| Data |

= = =

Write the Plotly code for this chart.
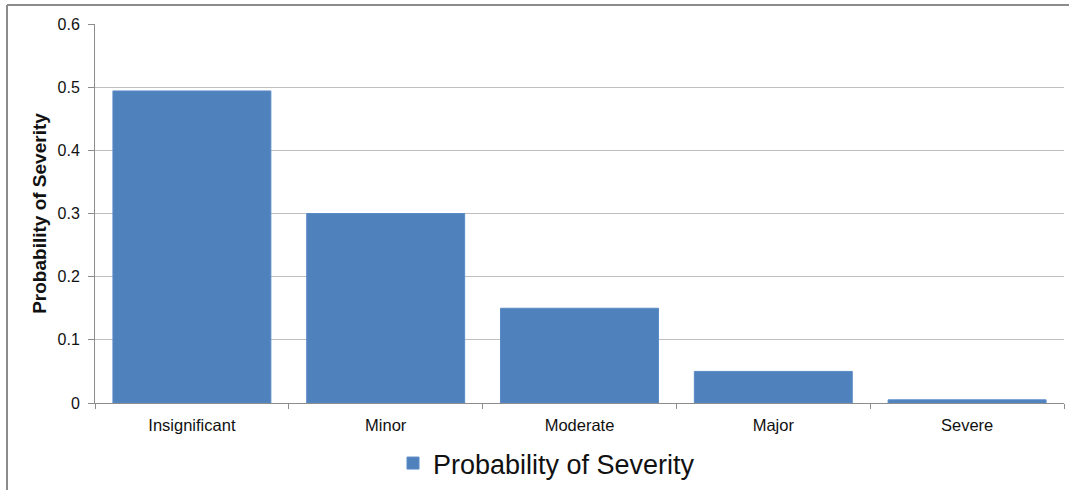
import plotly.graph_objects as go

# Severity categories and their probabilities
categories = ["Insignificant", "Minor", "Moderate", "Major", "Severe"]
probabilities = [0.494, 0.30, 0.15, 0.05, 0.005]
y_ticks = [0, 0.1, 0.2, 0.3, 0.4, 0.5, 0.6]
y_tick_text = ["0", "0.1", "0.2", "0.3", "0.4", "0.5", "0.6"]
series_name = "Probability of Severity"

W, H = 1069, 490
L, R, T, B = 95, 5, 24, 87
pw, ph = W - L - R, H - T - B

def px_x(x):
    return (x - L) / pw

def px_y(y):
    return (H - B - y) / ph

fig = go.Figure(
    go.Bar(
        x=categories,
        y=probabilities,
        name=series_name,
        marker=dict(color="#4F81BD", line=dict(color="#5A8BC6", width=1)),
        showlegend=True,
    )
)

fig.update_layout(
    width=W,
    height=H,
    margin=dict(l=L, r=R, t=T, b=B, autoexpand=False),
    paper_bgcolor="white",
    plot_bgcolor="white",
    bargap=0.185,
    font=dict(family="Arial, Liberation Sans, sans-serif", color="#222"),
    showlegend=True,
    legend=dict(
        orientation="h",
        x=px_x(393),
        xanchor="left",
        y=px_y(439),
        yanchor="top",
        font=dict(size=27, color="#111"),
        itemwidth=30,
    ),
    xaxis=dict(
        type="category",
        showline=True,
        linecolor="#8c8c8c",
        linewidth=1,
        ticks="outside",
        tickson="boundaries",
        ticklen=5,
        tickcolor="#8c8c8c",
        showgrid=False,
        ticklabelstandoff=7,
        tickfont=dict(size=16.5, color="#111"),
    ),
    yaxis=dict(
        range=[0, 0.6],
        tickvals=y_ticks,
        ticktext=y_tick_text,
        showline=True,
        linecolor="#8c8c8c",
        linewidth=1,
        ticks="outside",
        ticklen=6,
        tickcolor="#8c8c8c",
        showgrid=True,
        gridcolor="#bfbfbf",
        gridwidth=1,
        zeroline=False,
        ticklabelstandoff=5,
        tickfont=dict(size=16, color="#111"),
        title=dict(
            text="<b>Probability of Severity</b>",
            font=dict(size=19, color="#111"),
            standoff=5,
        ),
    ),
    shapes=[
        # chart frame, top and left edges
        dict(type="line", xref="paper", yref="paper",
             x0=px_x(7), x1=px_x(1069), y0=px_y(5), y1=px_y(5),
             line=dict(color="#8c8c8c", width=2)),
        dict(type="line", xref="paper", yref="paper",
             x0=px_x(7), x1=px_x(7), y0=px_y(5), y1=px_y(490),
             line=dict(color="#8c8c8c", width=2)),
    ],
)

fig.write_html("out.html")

= = =

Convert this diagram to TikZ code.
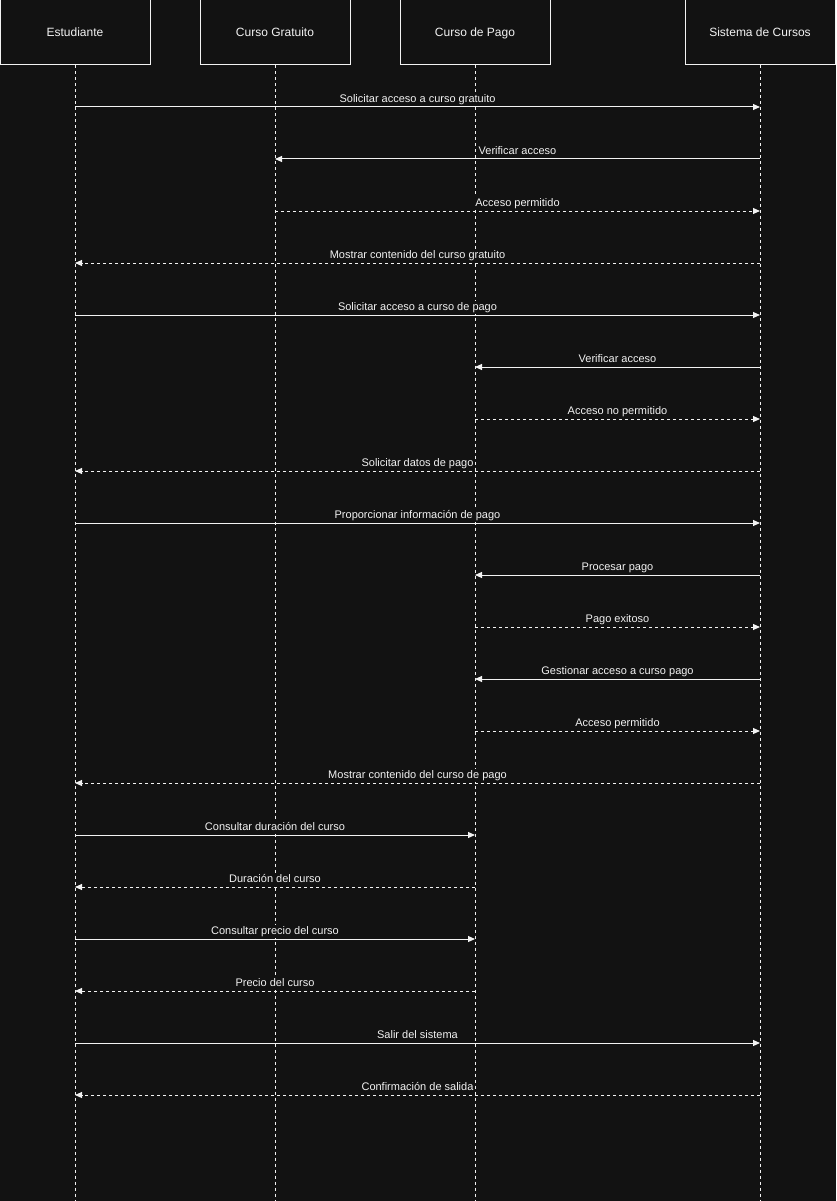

= = =

| Instruction |
Each line in the listing above that contains "code" should be copied.

| Solution to this problem |
Write the Plotly code for this chart.
Convert this diagram to TikZ code.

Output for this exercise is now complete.